* Given request: Pictures in the data below are not part of the copy; transcribe everything else exactly.

* Dataset extract:

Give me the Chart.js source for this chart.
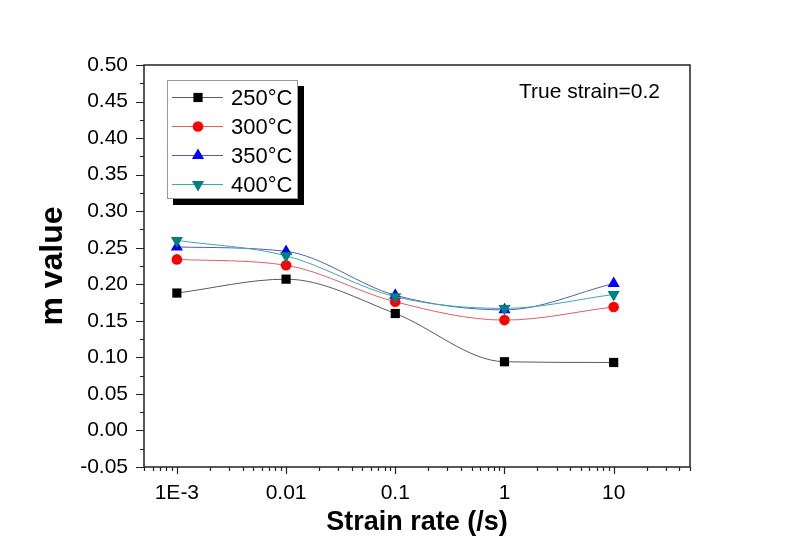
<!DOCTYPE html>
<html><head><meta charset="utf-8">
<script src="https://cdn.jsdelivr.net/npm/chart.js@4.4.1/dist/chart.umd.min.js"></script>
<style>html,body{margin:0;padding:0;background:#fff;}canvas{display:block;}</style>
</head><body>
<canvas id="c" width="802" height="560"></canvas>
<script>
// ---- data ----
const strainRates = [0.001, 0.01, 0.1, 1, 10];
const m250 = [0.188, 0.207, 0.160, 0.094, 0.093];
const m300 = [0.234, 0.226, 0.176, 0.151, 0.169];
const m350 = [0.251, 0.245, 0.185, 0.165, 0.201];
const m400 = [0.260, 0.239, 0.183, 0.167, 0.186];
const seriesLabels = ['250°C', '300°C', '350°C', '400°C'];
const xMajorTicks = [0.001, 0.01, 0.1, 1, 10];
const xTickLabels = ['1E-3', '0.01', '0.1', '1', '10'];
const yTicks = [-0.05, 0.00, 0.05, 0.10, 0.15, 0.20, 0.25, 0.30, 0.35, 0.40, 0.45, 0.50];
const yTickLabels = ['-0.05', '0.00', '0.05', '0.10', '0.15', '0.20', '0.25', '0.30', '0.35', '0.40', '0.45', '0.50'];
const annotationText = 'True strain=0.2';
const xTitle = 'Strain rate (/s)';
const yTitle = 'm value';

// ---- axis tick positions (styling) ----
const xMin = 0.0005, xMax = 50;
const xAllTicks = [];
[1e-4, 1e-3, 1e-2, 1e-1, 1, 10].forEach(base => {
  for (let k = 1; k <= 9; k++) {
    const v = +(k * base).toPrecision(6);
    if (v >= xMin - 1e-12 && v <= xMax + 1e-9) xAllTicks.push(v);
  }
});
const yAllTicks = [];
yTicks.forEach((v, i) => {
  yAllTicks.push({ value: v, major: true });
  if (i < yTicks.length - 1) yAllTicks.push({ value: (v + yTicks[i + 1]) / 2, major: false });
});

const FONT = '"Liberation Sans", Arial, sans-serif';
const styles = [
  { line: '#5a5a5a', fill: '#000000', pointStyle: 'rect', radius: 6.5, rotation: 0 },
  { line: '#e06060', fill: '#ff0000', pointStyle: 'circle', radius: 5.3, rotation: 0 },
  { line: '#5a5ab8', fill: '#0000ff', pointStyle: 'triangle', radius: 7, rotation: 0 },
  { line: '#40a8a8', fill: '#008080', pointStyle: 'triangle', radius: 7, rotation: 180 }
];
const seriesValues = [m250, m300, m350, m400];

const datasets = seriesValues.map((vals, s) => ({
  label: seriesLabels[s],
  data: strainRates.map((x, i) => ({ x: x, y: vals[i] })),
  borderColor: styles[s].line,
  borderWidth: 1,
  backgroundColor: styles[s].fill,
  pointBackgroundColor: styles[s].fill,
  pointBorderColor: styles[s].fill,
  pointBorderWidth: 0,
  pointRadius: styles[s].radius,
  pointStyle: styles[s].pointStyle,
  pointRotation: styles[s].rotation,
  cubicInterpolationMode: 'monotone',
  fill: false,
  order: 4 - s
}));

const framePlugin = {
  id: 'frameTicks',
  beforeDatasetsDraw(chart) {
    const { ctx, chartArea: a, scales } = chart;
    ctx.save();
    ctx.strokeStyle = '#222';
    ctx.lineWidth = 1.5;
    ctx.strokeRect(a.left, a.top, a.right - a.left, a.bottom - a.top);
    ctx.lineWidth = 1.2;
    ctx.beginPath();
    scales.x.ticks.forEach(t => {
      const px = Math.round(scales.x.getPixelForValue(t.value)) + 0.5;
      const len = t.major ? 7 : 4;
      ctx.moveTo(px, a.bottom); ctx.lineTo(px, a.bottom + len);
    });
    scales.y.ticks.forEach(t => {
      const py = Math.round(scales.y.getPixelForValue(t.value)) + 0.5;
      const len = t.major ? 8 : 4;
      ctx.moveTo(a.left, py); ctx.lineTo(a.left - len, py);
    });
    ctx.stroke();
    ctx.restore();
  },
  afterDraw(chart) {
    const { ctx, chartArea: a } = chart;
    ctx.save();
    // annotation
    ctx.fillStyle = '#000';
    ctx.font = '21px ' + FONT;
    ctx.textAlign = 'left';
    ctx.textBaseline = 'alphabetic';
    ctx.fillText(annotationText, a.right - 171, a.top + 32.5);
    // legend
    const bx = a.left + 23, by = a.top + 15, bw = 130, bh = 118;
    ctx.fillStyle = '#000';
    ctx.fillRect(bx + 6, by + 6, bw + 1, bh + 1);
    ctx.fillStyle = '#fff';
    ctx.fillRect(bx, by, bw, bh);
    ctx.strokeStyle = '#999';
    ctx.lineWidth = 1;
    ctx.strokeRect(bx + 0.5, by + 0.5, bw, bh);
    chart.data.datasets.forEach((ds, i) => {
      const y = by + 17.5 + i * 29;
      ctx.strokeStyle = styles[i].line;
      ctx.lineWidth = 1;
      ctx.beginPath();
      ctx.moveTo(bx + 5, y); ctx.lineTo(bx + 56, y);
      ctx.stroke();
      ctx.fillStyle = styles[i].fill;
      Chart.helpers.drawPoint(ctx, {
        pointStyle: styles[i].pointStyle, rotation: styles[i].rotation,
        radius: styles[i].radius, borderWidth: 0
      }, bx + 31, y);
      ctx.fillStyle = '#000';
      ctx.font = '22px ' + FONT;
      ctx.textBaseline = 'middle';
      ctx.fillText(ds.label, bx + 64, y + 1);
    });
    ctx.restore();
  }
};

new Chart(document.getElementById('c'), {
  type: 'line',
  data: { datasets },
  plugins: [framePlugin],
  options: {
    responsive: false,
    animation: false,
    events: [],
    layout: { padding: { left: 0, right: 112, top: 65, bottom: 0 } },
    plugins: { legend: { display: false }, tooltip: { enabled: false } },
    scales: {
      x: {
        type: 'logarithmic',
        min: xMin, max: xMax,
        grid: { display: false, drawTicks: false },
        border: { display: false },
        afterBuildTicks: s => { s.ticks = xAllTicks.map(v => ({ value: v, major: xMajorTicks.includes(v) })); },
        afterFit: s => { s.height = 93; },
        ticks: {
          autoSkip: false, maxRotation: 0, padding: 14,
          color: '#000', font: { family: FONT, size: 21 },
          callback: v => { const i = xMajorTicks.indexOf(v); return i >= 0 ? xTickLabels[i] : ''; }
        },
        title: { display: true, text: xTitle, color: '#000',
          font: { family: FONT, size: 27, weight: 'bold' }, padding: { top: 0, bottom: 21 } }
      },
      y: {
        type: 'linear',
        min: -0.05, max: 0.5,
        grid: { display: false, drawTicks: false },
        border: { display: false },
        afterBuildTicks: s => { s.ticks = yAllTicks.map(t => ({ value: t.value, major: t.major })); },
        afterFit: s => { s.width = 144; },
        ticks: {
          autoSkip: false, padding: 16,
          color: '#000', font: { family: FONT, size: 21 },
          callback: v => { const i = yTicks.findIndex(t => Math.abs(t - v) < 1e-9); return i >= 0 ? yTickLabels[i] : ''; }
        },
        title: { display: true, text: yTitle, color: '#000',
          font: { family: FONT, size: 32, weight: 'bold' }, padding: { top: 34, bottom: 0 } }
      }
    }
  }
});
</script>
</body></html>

* Completed exercise:
Give me the Chart.js source for this chart.
<!DOCTYPE html>
<html><head><meta charset="utf-8">
<script src="https://cdn.jsdelivr.net/npm/chart.js@4.4.1/dist/chart.umd.min.js"></script>
<style>html,body{margin:0;padding:0;background:#fff;}canvas{display:block;}</style>
</head><body>
<canvas id="c" width="802" height="560"></canvas>
<script>
// ---- data ----
const strainRates = [0.001, 0.01, 0.1, 1, 10];
const m250 = [0.188, 0.207, 0.160, 0.094, 0.093];
const m300 = [0.234, 0.226, 0.176, 0.151, 0.169];
const m350 = [0.251, 0.245, 0.185, 0.165, 0.201];
const m400 = [0.260, 0.239, 0.183, 0.167, 0.186];
const seriesLabels = ['250°C', '300°C', '350°C', '400°C'];
const xMajorTicks = [0.001, 0.01, 0.1, 1, 10];
const xTickLabels = ['1E-3', '0.01', '0.1', '1', '10'];
const yTicks = [-0.05, 0.00, 0.05, 0.10, 0.15, 0.20, 0.25, 0.30, 0.35, 0.40, 0.45, 0.50];
const yTickLabels = ['-0.05', '0.00', '0.05', '0.10', '0.15', '0.20', '0.25', '0.30', '0.35', '0.40', '0.45', '0.50'];
const annotationText = 'True strain=0.2';
const xTitle = 'Strain rate (/s)';
const yTitle = 'm value';

// ---- axis tick positions (styling) ----
const xMin = 0.0005, xMax = 50;
const xAllTicks = [];
[1e-4, 1e-3, 1e-2, 1e-1, 1, 10].forEach(base => {
  for (let k = 1; k <= 9; k++) {
    const v = +(k * base).toPrecision(6);
    if (v >= xMin - 1e-12 && v <= xMax + 1e-9) xAllTicks.push(v);
  }
});
const yAllTicks = [];
yTicks.forEach((v, i) => {
  yAllTicks.push({ value: v, major: true });
  if (i < yTicks.length - 1) yAllTicks.push({ value: (v + yTicks[i + 1]) / 2, major: false });
});

const FONT = '"Liberation Sans", Arial, sans-serif';
const styles = [
  { line: '#5a5a5a', fill: '#000000', pointStyle: 'rect', radius: 6.5, rotation: 0 },
  { line: '#e06060', fill: '#ff0000', pointStyle: 'circle', radius: 5.3, rotation: 0 },
  { line: '#5a5ab8', fill: '#0000ff', pointStyle: 'triangle', radius: 7, rotation: 0 },
  { line: '#40a8a8', fill: '#008080', pointStyle: 'triangle', radius: 7, rotation: 180 }
];
const seriesValues = [m250, m300, m350, m400];

const datasets = seriesValues.map((vals, s) => ({
  label: seriesLabels[s],
  data: strainRates.map((x, i) => ({ x: x, y: vals[i] })),
  borderColor: styles[s].line,
  borderWidth: 1,
  backgroundColor: styles[s].fill,
  pointBackgroundColor: styles[s].fill,
  pointBorderColor: styles[s].fill,
  pointBorderWidth: 0,
  pointRadius: styles[s].radius,
  pointStyle: styles[s].pointStyle,
  pointRotation: styles[s].rotation,
  cubicInterpolationMode: 'monotone',
  fill: false,
  order: 4 - s
}));

const framePlugin = {
  id: 'frameTicks',
  beforeDatasetsDraw(chart) {
    const { ctx, chartArea: a, scales } = chart;
    ctx.save();
    ctx.strokeStyle = '#222';
    ctx.lineWidth = 1.5;
    ctx.strokeRect(a.left, a.top, a.right - a.left, a.bottom - a.top);
    ctx.lineWidth = 1.2;
    ctx.beginPath();
    scales.x.ticks.forEach(t => {
      const px = Math.round(scales.x.getPixelForValue(t.value)) + 0.5;
      const len = t.major ? 7 : 4;
      ctx.moveTo(px, a.bottom); ctx.lineTo(px, a.bottom + len);
    });
    scales.y.ticks.forEach(t => {
      const py = Math.round(scales.y.getPixelForValue(t.value)) + 0.5;
      const len = t.major ? 8 : 4;
      ctx.moveTo(a.left, py); ctx.lineTo(a.left - len, py);
    });
    ctx.stroke();
    ctx.restore();
  },
  afterDraw(chart) {
    const { ctx, chartArea: a } = chart;
    ctx.save();
    // annotation
    ctx.fillStyle = '#000';
    ctx.font = '21px ' + FONT;
    ctx.textAlign = 'left';
    ctx.textBaseline = 'alphabetic';
    ctx.fillText(annotationText, a.right - 171, a.top + 32.5);
    // legend
    const bx = a.left + 23, by = a.top + 15, bw = 130, bh = 118;
    ctx.fillStyle = '#000';
    ctx.fillRect(bx + 6, by + 6, bw + 1, bh + 1);
    ctx.fillStyle = '#fff';
    ctx.fillRect(bx, by, bw, bh);
    ctx.strokeStyle = '#999';
    ctx.lineWidth = 1;
    ctx.strokeRect(bx + 0.5, by + 0.5, bw, bh);
    chart.data.datasets.forEach((ds, i) => {
      const y = by + 17.5 + i * 29;
      ctx.strokeStyle = styles[i].line;
      ctx.lineWidth = 1;
      ctx.beginPath();
      ctx.moveTo(bx + 5, y); ctx.lineTo(bx + 56, y);
      ctx.stroke();
      ctx.fillStyle = styles[i].fill;
      Chart.helpers.drawPoint(ctx, {
        pointStyle: styles[i].pointStyle, rotation: styles[i].rotation,
        radius: styles[i].radius, borderWidth: 0
      }, bx + 31, y);
      ctx.fillStyle = '#000';
      ctx.font = '22px ' + FONT;
      ctx.textBaseline = 'middle';
      ctx.fillText(ds.label, bx + 64, y + 1);
    });
    ctx.restore();
  }
};

new Chart(document.getElementById('c'), {
  type: 'line',
  data: { datasets },
  plugins: [framePlugin],
  options: {
    responsive: false,
    animation: false,
    events: [],
    layout: { padding: { left: 0, right: 112, top: 65, bottom: 0 } },
    plugins: { legend: { display: false }, tooltip: { enabled: false } },
    scales: {
      x: {
        type: 'logarithmic',
        min: xMin, max: xMax,
        grid: { display: false, drawTicks: false },
        border: { display: false },
        afterBuildTicks: s => { s.ticks = xAllTicks.map(v => ({ value: v, major: xMajorTicks.includes(v) })); },
        afterFit: s => { s.height = 93; },
        ticks: {
          autoSkip: false, maxRotation: 0, padding: 14,
          color: '#000', font: { family: FONT, size: 21 },
          callback: v => { const i = xMajorTicks.indexOf(v); return i >= 0 ? xTickLabels[i] : ''; }
        },
        title: { display: true, text: xTitle, color: '#000',
          font: { family: FONT, size: 27, weight: 'bold' }, padding: { top: 0, bottom: 21 } }
      },
      y: {
        type: 'linear',
        min: -0.05, max: 0.5,
        grid: { display: false, drawTicks: false },
        border: { display: false },
        afterBuildTicks: s => { s.ticks = yAllTicks.map(t => ({ value: t.value, major: t.major })); },
        afterFit: s => { s.width = 144; },
        ticks: {
          autoSkip: false, padding: 16,
          color: '#000', font: { family: FONT, size: 21 },
          callback: v => { const i = yTicks.findIndex(t => Math.abs(t - v) < 1e-9); return i >= 0 ? yTickLabels[i] : ''; }
        },
        title: { display: true, text: yTitle, color: '#000',
          font: { family: FONT, size: 32, weight: 'bold' }, padding: { top: 34, bottom: 0 } }
      }
    }
  }
});
</script>
</body></html>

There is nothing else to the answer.